How to remove diacritics from text?
This should be useful which handles almost all the cases.
function Unaccent($string)
{
return preg_replace('~&([a-z]{1,2})(?:acute|cedil|circ|grave|lig|orn|ring|slash|th|tilde|uml|caron);~i', '$1', htmlentities($string, ENT_COMPAT, 'UTF-8'));
}
// normalize data (remove accent marks) using PHP's *intl* extension
$data = normalizer_normalize($data);
// replace everything NOT in the sets you specified with an underscore
$data = preg_replace("#[^A-Za-z1-9]#","_", $data);
Use iconv to convert strings from a given encoding to ASCII, then replace non-alphanumeric characters using preg_replace:
$input = 'räksmörgås och köttbullar'; // UTF8 encoded
$input = iconv('UTF-8', 'ASCII//TRANSLIT', $input);
$input = preg_replace('/[^a-zA-Z0-9]/', '_', $input);
echo $input;
Result:
raksmorgas_och_kottbullar
and all swedish should be converted like this:
'å' to 'a' and 'ä' to 'a' and 'ö' to 'o' (just remove the dots above).

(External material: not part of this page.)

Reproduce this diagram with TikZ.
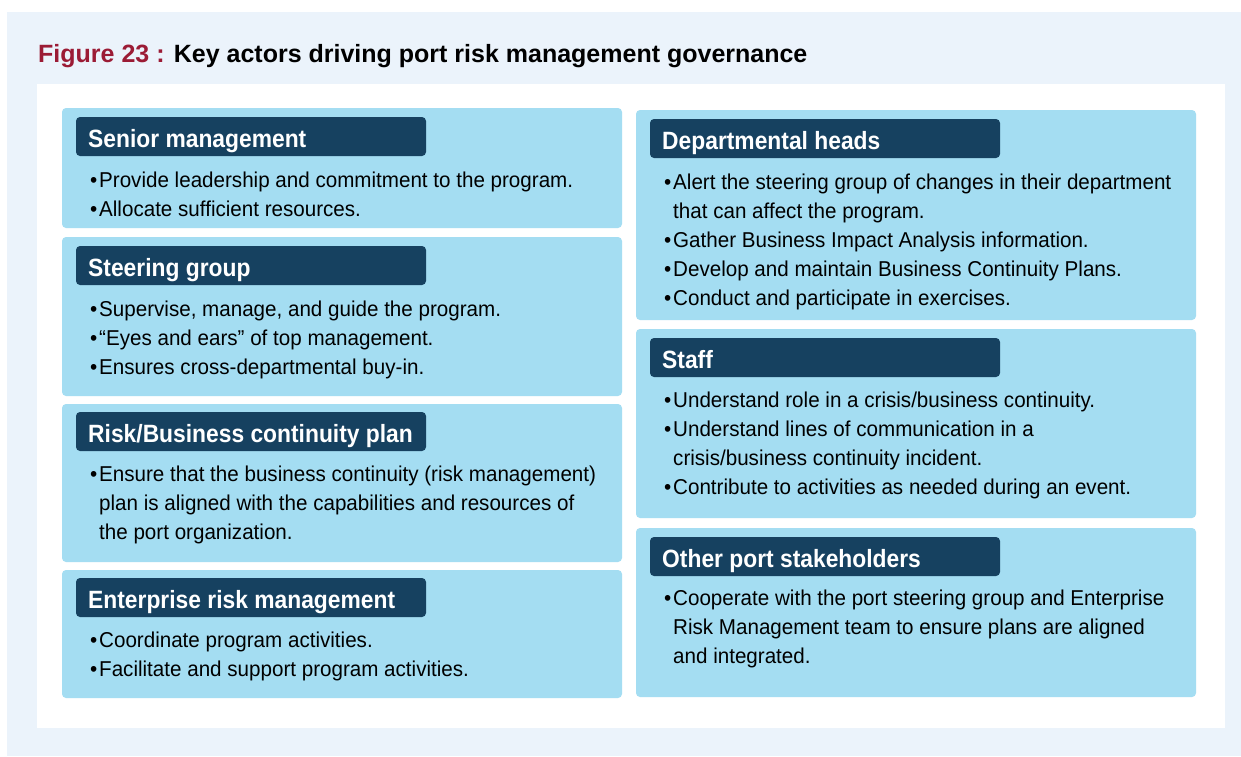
\documentclass[tikz,border=0pt]{standalone}
\usepackage{fontspec}
\setmainfont{Liberation Sans}
\newfontfamily\titlefont{Liberation Sans}
\newfontfamily\headfont{Liberation Sans}[FakeStretch=0.913]
\newfontfamily\bodyfont{Liberation Sans}[FakeStretch=0.958]
\definecolor{outerbg}{HTML}{EBF3FB}
\definecolor{boxblue}{HTML}{A4DDF2}
\definecolor{headblue}{HTML}{164160}
\definecolor{figred}{HTML}{9B1B35}
\newcommand{\bl}[1]{\par\noindent\makebox[9pt][l]{\textbullet}#1}
\newcommand{\cl}[1]{\par\noindent\hspace*{9pt}#1}
\tikzset{
  panel/.style={fill=boxblue, rounded corners=4pt, draw=none},
  headbox/.style={fill=headblue, rounded corners=4pt, draw=none},
  headtext/.style={anchor=base west, inner sep=0pt, text=white, font=\headfont\bfseries\fontsize{25}{30}\selectfont},
  bodytext/.style={anchor=base west, inner sep=0pt, text=black, font=\bodyfont\fontsize{21.5}{29}\selectfont},
}
\begin{document}
\begin{tikzpicture}[x=1pt,y=-1pt]
\useasboundingbox (0,0) rectangle (1241,756);
\fill[outerbg] (7,12) rectangle (1241,756);
\fill[white] (37,84) rectangle (1225,728);
% title
\node[anchor=base west, inner sep=0pt, font=\titlefont\bfseries\fontsize{25}{30}\selectfont] (title) at (38,62)
  {\textcolor{figred}{Figure 23 :} Key actors driving port risk management governance};
% left panels
\fill[panel] (62,108) rectangle (622,228);
\fill[panel] (62,237) rectangle (622,396);
\fill[panel] (62,404) rectangle (622,562);
\fill[panel] (62,570) rectangle (622,698);
% right panels
\fill[panel] (636,110) rectangle (1196,320);
\fill[panel] (636,329) rectangle (1196,518);
\fill[panel] (636,528) rectangle (1196,697);
% headers left
\fill[headbox] (76,117) rectangle (426,156);
\fill[headbox] (76,246) rectangle (426,285);
\fill[headbox] (76,412) rectangle (426,451);
\fill[headbox] (76,578) rectangle (426,617);
% headers right
\fill[headbox] (650,119) rectangle (1000,158);
\fill[headbox] (650,338) rectangle (1000,377);
\fill[headbox] (650,537) rectangle (1000,576);
% header texts
\node[headtext] (h1) at (88,147) {Senior management};
\node[headtext] (h2) at (88,276) {Steering group};
\node[headtext] (h3) at (88,442) {Risk/Business continuity plan};
\node[headtext] (h4) at (88,608) {Enterprise risk management};
\node[headtext] (h5) at (662,149) {Departmental heads};
\node[headtext] (h6) at (662,368) {Staff};
\node[headtext] (h7) at (662,567) {Other port stakeholders};
% body texts
\node[bodytext] (b1) at (90,187) {\parbox[t]{520pt}{%
  \bl{Provide leadership and commitment to the program.}
  \bl{Allocate sufficient resources.}}};
\node[bodytext] (b2) at (90,316) {\parbox[t]{520pt}{%
  \bl{Supervise, manage, and guide the program.}
  \bl{“Eyes and ears” of top management.}
  \bl{Ensures cross-departmental buy-in.}}};
\node[bodytext] (b3) at (90,481) {\parbox[t]{520pt}{%
  \bl{Ensure that the business continuity (risk management)}
  \cl{plan is aligned with the capabilities and resources of}
  \cl{the port organization.}}};
\node[bodytext] (b4) at (90,647) {\parbox[t]{520pt}{%
  \bl{Coordinate program activities.}
  \bl{Facilitate and support program activities.}}};
\node[bodytext] (b5) at (664,189) {\parbox[t]{520pt}{%
  \bl{Alert the steering group of changes in their department}
  \cl{that can affect the program.}
  \bl{Gather Business Impact Analysis information.}
  \bl{Develop and maintain Business Continuity Plans.}
  \bl{Conduct and participate in exercises.}}};
\node[bodytext] (b6) at (664,407) {\parbox[t]{520pt}{%
  \bl{Understand role in a crisis/business continuity.}
  \bl{Understand lines of communication in a}
  \cl{crisis/business continuity incident.}
  \bl{Contribute to activities as needed during an event.}}};
\node[bodytext] (b7) at (664,605) {\parbox[t]{520pt}{%
  \bl{Cooperate with the port steering group and Enterprise}
  \cl{Risk Management team to ensure plans are aligned}
  \cl{and integrated.}}};
\end{tikzpicture}
\end{document}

Use normalizer_normalize()
to get rid of diacritical marks.
The rest should become underscores as I said.
Use preg_replace()
with a pattern of [\W]
(i.o.w: any character which doesn't match letters, digits or underscore) to replace them by underscores.
Final result should look like:
$data = preg_replace('[\W]', '_', normalizer_normalize($data));